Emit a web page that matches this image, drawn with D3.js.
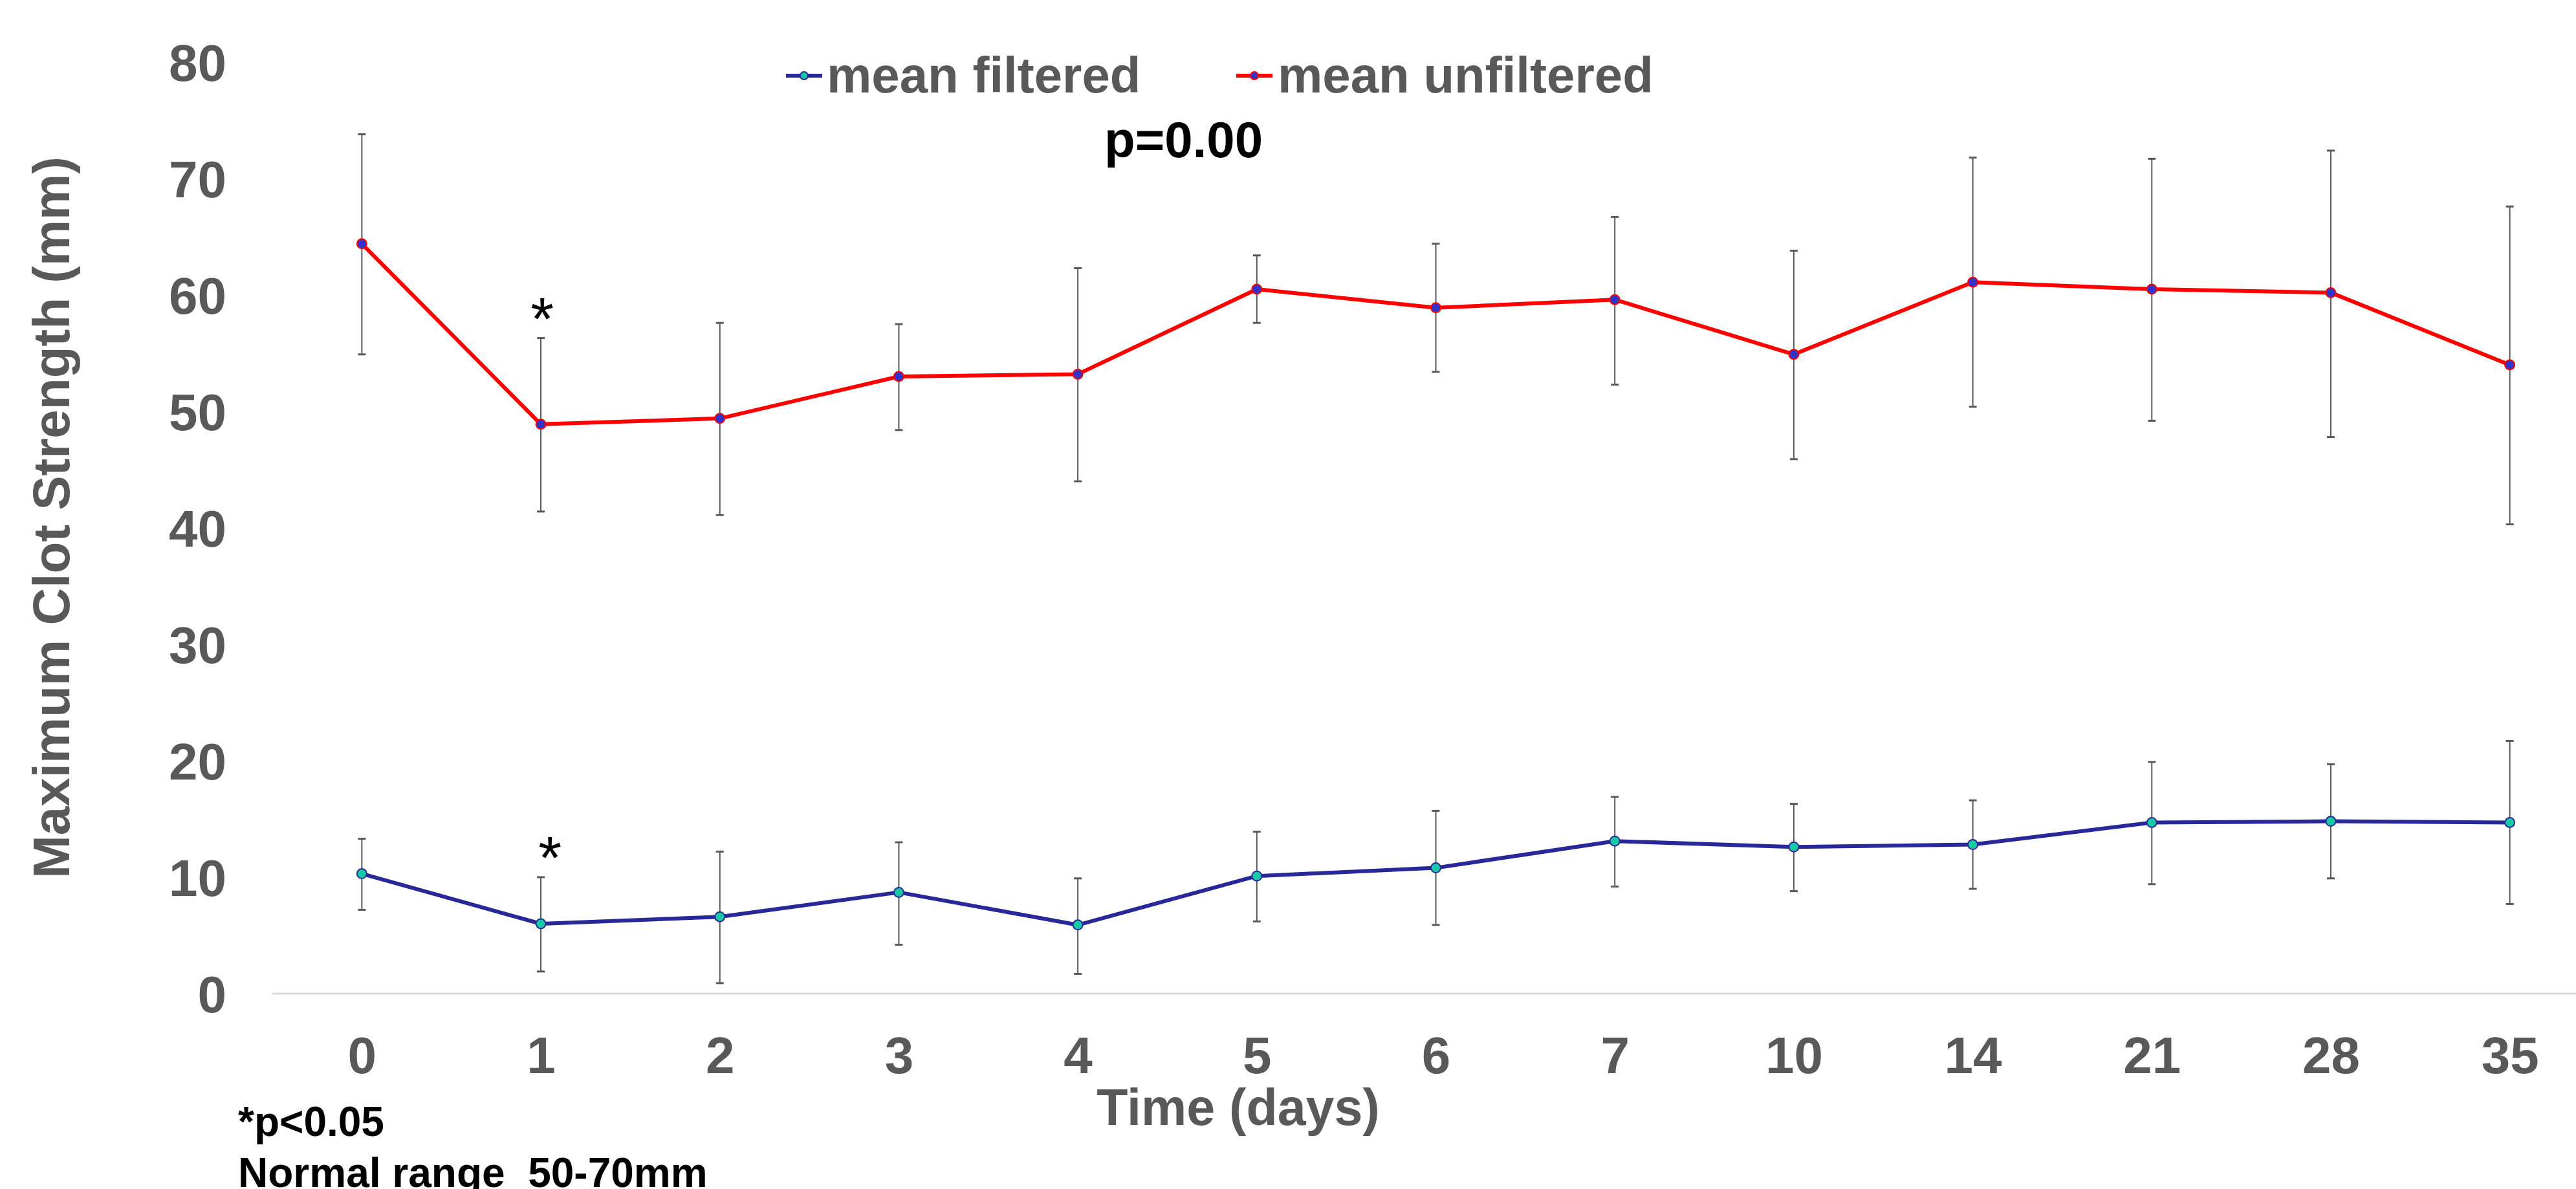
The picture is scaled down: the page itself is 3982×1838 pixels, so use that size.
<!DOCTYPE html>
<html>
<head>
<meta charset="utf-8">
<script src="https://cdn.jsdelivr.net/npm/d3@7/dist/d3.min.js"></script>
<style>
  html, body { margin: 0; padding: 0; background: #ffffff; }
  svg { display: block; }
  text { font-family: "Liberation Sans", Arial, sans-serif; }
</style>
</head>
<body>
<script>
// Time points (days) shown along the x axis
const days = ["0", "1", "2", "3", "4", "5", "6", "7", "10", "14", "21", "28", "35"];

// Mean maximum clot strength (mm) and error bar bounds
const filteredMean  = [10.3, 6.0, 6.6, 8.7, 5.9, 10.1, 10.8, 13.1, 12.6, 12.8, 14.7, 14.8, 14.7];
const filteredHigh  = [13.3, 10.0, 12.2, 13.0, 9.9, 13.9, 15.7, 16.9, 16.3, 16.6, 19.9, 19.7, 21.7];
const filteredLow   = [7.2, 1.9, 0.9, 4.2, 1.7, 6.2, 5.9, 9.2, 8.8, 9.0, 9.4, 9.9, 7.7];

const unfilteredMean = [64.4, 48.9, 49.4, 53.0, 53.2, 60.5, 58.9, 59.6, 54.9, 61.1, 60.5, 60.2, 54.0];
const unfilteredHigh = [73.8, 56.3, 57.6, 57.5, 62.3, 63.4, 64.4, 66.7, 63.8, 71.8, 71.7, 72.4, 67.6];
const unfilteredLow  = [54.9, 41.4, 41.1, 48.4, 44.0, 57.6, 53.4, 52.3, 45.9, 50.4, 49.2, 47.8, 40.3];

const yTicks = [0, 10, 20, 30, 40, 50, 60, 70, 80];

const W = 3982, H = 1838;
const grey = "#595959";

const svg = d3.select("body").append("svg")
  .attr("width", W).attr("height", H)
  .attr("viewBox", `0 0 ${W} ${H}`);

svg.append("rect").attr("width", W).attr("height", H).attr("fill", "#ffffff");

const x = d3.scalePoint().domain(days).range([421, 4018]).padding(0.5);
const y = d3.scaleLinear().domain([0, 80]).range([1536, 96]);

// Horizontal baseline at zero
svg.append("line")
  .attr("x1", 421).attr("x2", 4018)
  .attr("y1", y(0)).attr("y2", y(0))
  .attr("stroke", "#d9d9d9").attr("stroke-width", 3);

// Y axis labels
const yAxis = d3.axisLeft(y).tickValues(yTicks).tickSize(0).tickPadding(0);
const yg = svg.append("g").attr("transform", "translate(350,0)").call(yAxis);
yg.select(".domain").remove();
yg.selectAll("text")
  .attr("font-family", "Liberation Sans, Arial, sans-serif")
  .attr("font-size", 80).attr("font-weight", "bold")
  .attr("fill", grey).attr("dy", "0.36em");

// X axis labels
const xAxis = d3.axisBottom(x).tickSize(0).tickPadding(0);
const xg = svg.append("g").attr("transform", "translate(0,1659)").call(xAxis);
xg.select(".domain").remove();
xg.selectAll("text")
  .attr("font-family", "Liberation Sans, Arial, sans-serif")
  .attr("font-size", 80).attr("font-weight", "bold")
  .attr("fill", grey).attr("y", 0).attr("dy", 0);

// Axis titles
svg.append("text")
  .attr("transform", "translate(107,800) rotate(-90)")
  .attr("text-anchor", "middle")
  .attr("font-size", 80).attr("font-weight", "bold").attr("fill", grey)
  .text("Maximum Clot Strength (mm)");

svg.append("text")
  .attr("x", 1914).attr("y", 1739)
  .attr("text-anchor", "middle")
  .attr("font-size", 79).attr("font-weight", "bold").attr("fill", grey)
  .text("Time (days)");

// Series definitions
const series = [
  { name: "mean filtered", mean: filteredMean, high: filteredHigh, low: filteredLow,
    line: "#282899", fill: "#19c9a6", stroke: "#282899" },
  { name: "mean unfiltered", mean: unfilteredMean, high: unfilteredHigh, low: unfilteredLow,
    line: "#ff0000", fill: "#3333cc", stroke: "#ff0000" }
];

const lineGen = d3.line().x((d, i) => x(days[i])).y(d => y(d));

series.forEach(s => {
  svg.append("path")
    .datum(s.mean)
    .attr("d", lineGen)
    .attr("fill", "none")
    .attr("stroke", s.line).attr("stroke-width", 6)
    .attr("stroke-linejoin", "round");
});

// Error bars
series.forEach(s => {
  const g = svg.append("g");
  days.forEach((d, i) => {
    const cx = x(d);
    g.append("line")
      .attr("x1", cx).attr("x2", cx)
      .attr("y1", y(s.high[i])).attr("y2", y(s.low[i]))
      .attr("stroke", grey).attr("stroke-width", 2);
    [s.high[i], s.low[i]].forEach(v => {
      g.append("line")
        .attr("x1", cx - 6).attr("x2", cx + 6)
        .attr("y1", y(v)).attr("y2", y(v))
        .attr("stroke", grey).attr("stroke-width", 3);
    });
  });
});

// Markers
series.forEach(s => {
  svg.append("g").selectAll("circle")
    .data(s.mean).join("circle")
    .attr("cx", (d, i) => x(days[i]))
    .attr("cy", d => y(d))
    .attr("r", 7.5)
    .attr("fill", s.fill)
    .attr("stroke", s.stroke).attr("stroke-width", 2);
});

// Significance markers at day 1
[unfilteredHigh, filteredHigh].forEach((arr, k) => {
  svg.append("text")
    .attr("x", x("1") + (k === 0 ? 2 : 14))
    .attr("y", y(arr[1]) - 30)
    .attr("text-anchor", "middle")
    .attr("dominant-baseline", "central")
    .attr("font-family", "Liberation Serif, serif")
    .attr("font-size", 92).attr("fill", "#000000")
    .text("*");
});

// Legend
const legendItems = [
  { s: series[0], x0: 1215, tx: 1278 },
  { s: series[1], x0: 1911, tx: 1975 }
];
legendItems.forEach(it => {
  svg.append("line")
    .attr("x1", it.x0).attr("x2", it.x0 + 56)
    .attr("y1", 117).attr("y2", 117)
    .attr("stroke", it.s.line).attr("stroke-width", 6);
  svg.append("circle")
    .attr("cx", it.x0 + 28).attr("cy", 117).attr("r", 6)
    .attr("fill", it.s.fill).attr("stroke", it.s.stroke).attr("stroke-width", 2);
  svg.append("text")
    .attr("x", it.tx).attr("y", 143)
    .attr("font-size", 78).attr("font-weight", "bold").attr("fill", grey)
    .text(it.s.name);
});

// Annotations
svg.append("text")
  .attr("x", 1707).attr("y", 243)
  .attr("font-size", 78).attr("font-weight", "bold").attr("fill", "#000000")
  .text("p=0.00");

svg.append("text")
  .attr("x", 368).attr("y", 1756)
  .attr("font-size", 64).attr("font-weight", "bold").attr("fill", "#000000")
  .text("*p<0.05");

svg.append("text")
  .attr("x", 368).attr("y", 1835)
  .attr("font-size", 64).attr("font-weight", "bold").attr("fill", "#000000")
  .attr("xml:space", "preserve")
  .style("white-space", "pre")
  .text("Normal range  50-70mm");
</script>
</body>
</html>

Work to do: Copy out all the data exactly; skip the pictures.

Result below:
Emit a web page that matches this image, drawn with D3.js.
The picture is scaled down: the page itself is 3982×1838 pixels, so use that size.
<!DOCTYPE html>
<html>
<head>
<meta charset="utf-8">
<script src="https://cdn.jsdelivr.net/npm/d3@7/dist/d3.min.js"></script>
<style>
  html, body { margin: 0; padding: 0; background: #ffffff; }
  svg { display: block; }
  text { font-family: "Liberation Sans", Arial, sans-serif; }
</style>
</head>
<body>
<script>
// Time points (days) shown along the x axis
const days = ["0", "1", "2", "3", "4", "5", "6", "7", "10", "14", "21", "28", "35"];

// Mean maximum clot strength (mm) and error bar bounds
const filteredMean  = [10.3, 6.0, 6.6, 8.7, 5.9, 10.1, 10.8, 13.1, 12.6, 12.8, 14.7, 14.8, 14.7];
const filteredHigh  = [13.3, 10.0, 12.2, 13.0, 9.9, 13.9, 15.7, 16.9, 16.3, 16.6, 19.9, 19.7, 21.7];
const filteredLow   = [7.2, 1.9, 0.9, 4.2, 1.7, 6.2, 5.9, 9.2, 8.8, 9.0, 9.4, 9.9, 7.7];

const unfilteredMean = [64.4, 48.9, 49.4, 53.0, 53.2, 60.5, 58.9, 59.6, 54.9, 61.1, 60.5, 60.2, 54.0];
const unfilteredHigh = [73.8, 56.3, 57.6, 57.5, 62.3, 63.4, 64.4, 66.7, 63.8, 71.8, 71.7, 72.4, 67.6];
const unfilteredLow  = [54.9, 41.4, 41.1, 48.4, 44.0, 57.6, 53.4, 52.3, 45.9, 50.4, 49.2, 47.8, 40.3];

const yTicks = [0, 10, 20, 30, 40, 50, 60, 70, 80];

const W = 3982, H = 1838;
const grey = "#595959";

const svg = d3.select("body").append("svg")
  .attr("width", W).attr("height", H)
  .attr("viewBox", `0 0 ${W} ${H}`);

svg.append("rect").attr("width", W).attr("height", H).attr("fill", "#ffffff");

const x = d3.scalePoint().domain(days).range([421, 4018]).padding(0.5);
const y = d3.scaleLinear().domain([0, 80]).range([1536, 96]);

// Horizontal baseline at zero
svg.append("line")
  .attr("x1", 421).attr("x2", 4018)
  .attr("y1", y(0)).attr("y2", y(0))
  .attr("stroke", "#d9d9d9").attr("stroke-width", 3);

// Y axis labels
const yAxis = d3.axisLeft(y).tickValues(yTicks).tickSize(0).tickPadding(0);
const yg = svg.append("g").attr("transform", "translate(350,0)").call(yAxis);
yg.select(".domain").remove();
yg.selectAll("text")
  .attr("font-family", "Liberation Sans, Arial, sans-serif")
  .attr("font-size", 80).attr("font-weight", "bold")
  .attr("fill", grey).attr("dy", "0.36em");

// X axis labels
const xAxis = d3.axisBottom(x).tickSize(0).tickPadding(0);
const xg = svg.append("g").attr("transform", "translate(0,1659)").call(xAxis);
xg.select(".domain").remove();
xg.selectAll("text")
  .attr("font-family", "Liberation Sans, Arial, sans-serif")
  .attr("font-size", 80).attr("font-weight", "bold")
  .attr("fill", grey).attr("y", 0).attr("dy", 0);

// Axis titles
svg.append("text")
  .attr("transform", "translate(107,800) rotate(-90)")
  .attr("text-anchor", "middle")
  .attr("font-size", 80).attr("font-weight", "bold").attr("fill", grey)
  .text("Maximum Clot Strength (mm)");

svg.append("text")
  .attr("x", 1914).attr("y", 1739)
  .attr("text-anchor", "middle")
  .attr("font-size", 79).attr("font-weight", "bold").attr("fill", grey)
  .text("Time (days)");

// Series definitions
const series = [
  { name: "mean filtered", mean: filteredMean, high: filteredHigh, low: filteredLow,
    line: "#282899", fill: "#19c9a6", stroke: "#282899" },
  { name: "mean unfiltered", mean: unfilteredMean, high: unfilteredHigh, low: unfilteredLow,
    line: "#ff0000", fill: "#3333cc", stroke: "#ff0000" }
];

const lineGen = d3.line().x((d, i) => x(days[i])).y(d => y(d));

series.forEach(s => {
  svg.append("path")
    .datum(s.mean)
    .attr("d", lineGen)
    .attr("fill", "none")
    .attr("stroke", s.line).attr("stroke-width", 6)
    .attr("stroke-linejoin", "round");
});

// Error bars
series.forEach(s => {
  const g = svg.append("g");
  days.forEach((d, i) => {
    const cx = x(d);
    g.append("line")
      .attr("x1", cx).attr("x2", cx)
      .attr("y1", y(s.high[i])).attr("y2", y(s.low[i]))
      .attr("stroke", grey).attr("stroke-width", 2);
    [s.high[i], s.low[i]].forEach(v => {
      g.append("line")
        .attr("x1", cx - 6).attr("x2", cx + 6)
        .attr("y1", y(v)).attr("y2", y(v))
        .attr("stroke", grey).attr("stroke-width", 3);
    });
  });
});

// Markers
series.forEach(s => {
  svg.append("g").selectAll("circle")
    .data(s.mean).join("circle")
    .attr("cx", (d, i) => x(days[i]))
    .attr("cy", d => y(d))
    .attr("r", 7.5)
    .attr("fill", s.fill)
    .attr("stroke", s.stroke).attr("stroke-width", 2);
});

// Significance markers at day 1
[unfilteredHigh, filteredHigh].forEach((arr, k) => {
  svg.append("text")
    .attr("x", x("1") + (k === 0 ? 2 : 14))
    .attr("y", y(arr[1]) - 30)
    .attr("text-anchor", "middle")
    .attr("dominant-baseline", "central")
    .attr("font-family", "Liberation Serif, serif")
    .attr("font-size", 92).attr("fill", "#000000")
    .text("*");
});

// Legend
const legendItems = [
  { s: series[0], x0: 1215, tx: 1278 },
  { s: series[1], x0: 1911, tx: 1975 }
];
legendItems.forEach(it => {
  svg.append("line")
    .attr("x1", it.x0).attr("x2", it.x0 + 56)
    .attr("y1", 117).attr("y2", 117)
    .attr("stroke", it.s.line).attr("stroke-width", 6);
  svg.append("circle")
    .attr("cx", it.x0 + 28).attr("cy", 117).attr("r", 6)
    .attr("fill", it.s.fill).attr("stroke", it.s.stroke).attr("stroke-width", 2);
  svg.append("text")
    .attr("x", it.tx).attr("y", 143)
    .attr("font-size", 78).attr("font-weight", "bold").attr("fill", grey)
    .text(it.s.name);
});

// Annotations
svg.append("text")
  .attr("x", 1707).attr("y", 243)
  .attr("font-size", 78).attr("font-weight", "bold").attr("fill", "#000000")
  .text("p=0.00");

svg.append("text")
  .attr("x", 368).attr("y", 1756)
  .attr("font-size", 64).attr("font-weight", "bold").attr("fill", "#000000")
  .text("*p<0.05");

svg.append("text")
  .attr("x", 368).attr("y", 1835)
  .attr("font-size", 64).attr("font-weight", "bold").attr("fill", "#000000")
  .attr("xml:space", "preserve")
  .style("white-space", "pre")
  .text("Normal range  50-70mm");
</script>
</body>
</html>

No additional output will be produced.